● **Stated exercise**
Images should be left out, and everything else in the listing reproduced exactly.

--- START ---

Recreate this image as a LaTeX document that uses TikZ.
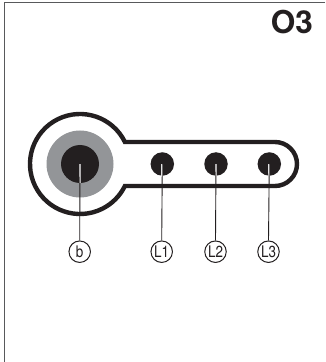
\documentclass[tikz,border=0pt]{standalone}
\usepackage{graphicx}
\usepackage{fontspec}
\setmainfont{TeX Gyre Heros}
\definecolor{inkblack}{HTML}{231F20}
\definecolor{ringgray}{HTML}{939598}
\definecolor{rulegray}{HTML}{58595B}
\newcommand{\narrowlabel}[1]{\scalebox{0.84}[1]{#1}}
\tikzset{
  x=1pt,y=1pt,
  hub/.style={circle,draw=none,fill=inkblack,inner sep=0pt,minimum size=#1},
  ringdisc/.style={circle,draw=none,fill=ringgray,inner sep=0pt,minimum size=67pt},
  callout/.style={circle,draw=inkblack,line width=1pt,fill=white,inner sep=0pt,minimum size=21.5pt,
    text=inkblack,font=\fontsize{16}{16}\selectfont},
  halo/.style={draw=white,line width=1.9pt},
  leader/.style={draw=inkblack,line width=0.9pt},
  outline/.style={draw=inkblack,line width=4.4pt,fill=white},
  framerule/.style={draw=rulegray,line width=1.5pt}
}
\begin{document}
\begin{tikzpicture}
\useasboundingbox (0,0) rectangle (325,362);
% frame
\coordinate (ftl) at (4.3,359.5);
\coordinate (ftr) at (325,359.5);
\coordinate (fbl) at (4.3,0);
\draw[framerule] (ftr) -- (ftl) -- (fbl);
% title
\node[anchor=east,inner sep=0pt,text=inkblack,font=\fontsize{31.5}{31.5}\selectfont\bfseries] (title) at (313,339.5) {O3};
% body outline
\draw[outline] (124.9,220) arc[start angle=26.1,end angle=333.9,radius=50pt]
  -- (275,176) arc[start angle=-90,end angle=90,radius=22pt] -- cycle;
% sockets
\node[ringdisc] (ring) at (80,198) {};
\node[hub=38pt] (bh) at (80,198) {};
\node[hub=23.5pt] (l1h) at (162.3,198) {};
\node[hub=23.5pt] (l2h) at (216,198) {};
\node[hub=23.5pt] (l3h) at (269.3,198) {};
% callouts
\node[callout] (b) at (79.7,110.3) {\narrowlabel{b}};
\node[callout] (l1) at (161.7,110.3) {\narrowlabel{L1}};
\node[callout] (l2) at (215.5,110.3) {\narrowlabel{L2}};
\node[callout] (l3) at (268.5,110.3) {\narrowlabel{L3}};
% leaders
\foreach \s/\t in {bh/b,l1h/l1,l2h/l2,l3h/l3}{
  \path[halo] (\s.center) -- (\s.south);
  \path[leader] (\s.center) -- (\t.north);
}
\end{tikzpicture}
\end{document}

--- END ---

● **Result**
Recreate this image as a LaTeX document that uses TikZ.
\documentclass[tikz,border=0pt]{standalone}
\usepackage{graphicx}
\usepackage{fontspec}
\setmainfont{TeX Gyre Heros}
\definecolor{inkblack}{HTML}{231F20}
\definecolor{ringgray}{HTML}{939598}
\definecolor{rulegray}{HTML}{58595B}
\newcommand{\narrowlabel}[1]{\scalebox{0.84}[1]{#1}}
\tikzset{
  x=1pt,y=1pt,
  hub/.style={circle,draw=none,fill=inkblack,inner sep=0pt,minimum size=#1},
  ringdisc/.style={circle,draw=none,fill=ringgray,inner sep=0pt,minimum size=67pt},
  callout/.style={circle,draw=inkblack,line width=1pt,fill=white,inner sep=0pt,minimum size=21.5pt,
    text=inkblack,font=\fontsize{16}{16}\selectfont},
  halo/.style={draw=white,line width=1.9pt},
  leader/.style={draw=inkblack,line width=0.9pt},
  outline/.style={draw=inkblack,line width=4.4pt,fill=white},
  framerule/.style={draw=rulegray,line width=1.5pt}
}
\begin{document}
\begin{tikzpicture}
\useasboundingbox (0,0) rectangle (325,362);
% frame
\coordinate (ftl) at (4.3,359.5);
\coordinate (ftr) at (325,359.5);
\coordinate (fbl) at (4.3,0);
\draw[framerule] (ftr) -- (ftl) -- (fbl);
% title
\node[anchor=east,inner sep=0pt,text=inkblack,font=\fontsize{31.5}{31.5}\selectfont\bfseries] (title) at (313,339.5) {O3};
% body outline
\draw[outline] (124.9,220) arc[start angle=26.1,end angle=333.9,radius=50pt]
  -- (275,176) arc[start angle=-90,end angle=90,radius=22pt] -- cycle;
% sockets
\node[ringdisc] (ring) at (80,198) {};
\node[hub=38pt] (bh) at (80,198) {};
\node[hub=23.5pt] (l1h) at (162.3,198) {};
\node[hub=23.5pt] (l2h) at (216,198) {};
\node[hub=23.5pt] (l3h) at (269.3,198) {};
% callouts
\node[callout] (b) at (79.7,110.3) {\narrowlabel{b}};
\node[callout] (l1) at (161.7,110.3) {\narrowlabel{L1}};
\node[callout] (l2) at (215.5,110.3) {\narrowlabel{L2}};
\node[callout] (l3) at (268.5,110.3) {\narrowlabel{L3}};
% leaders
\foreach \s/\t in {bh/b,l1h/l1,l2h/l2,l3h/l3}{
  \path[halo] (\s.center) -- (\s.south);
  \path[leader] (\s.center) -- (\t.north);
}
\end{tikzpicture}
\end{document}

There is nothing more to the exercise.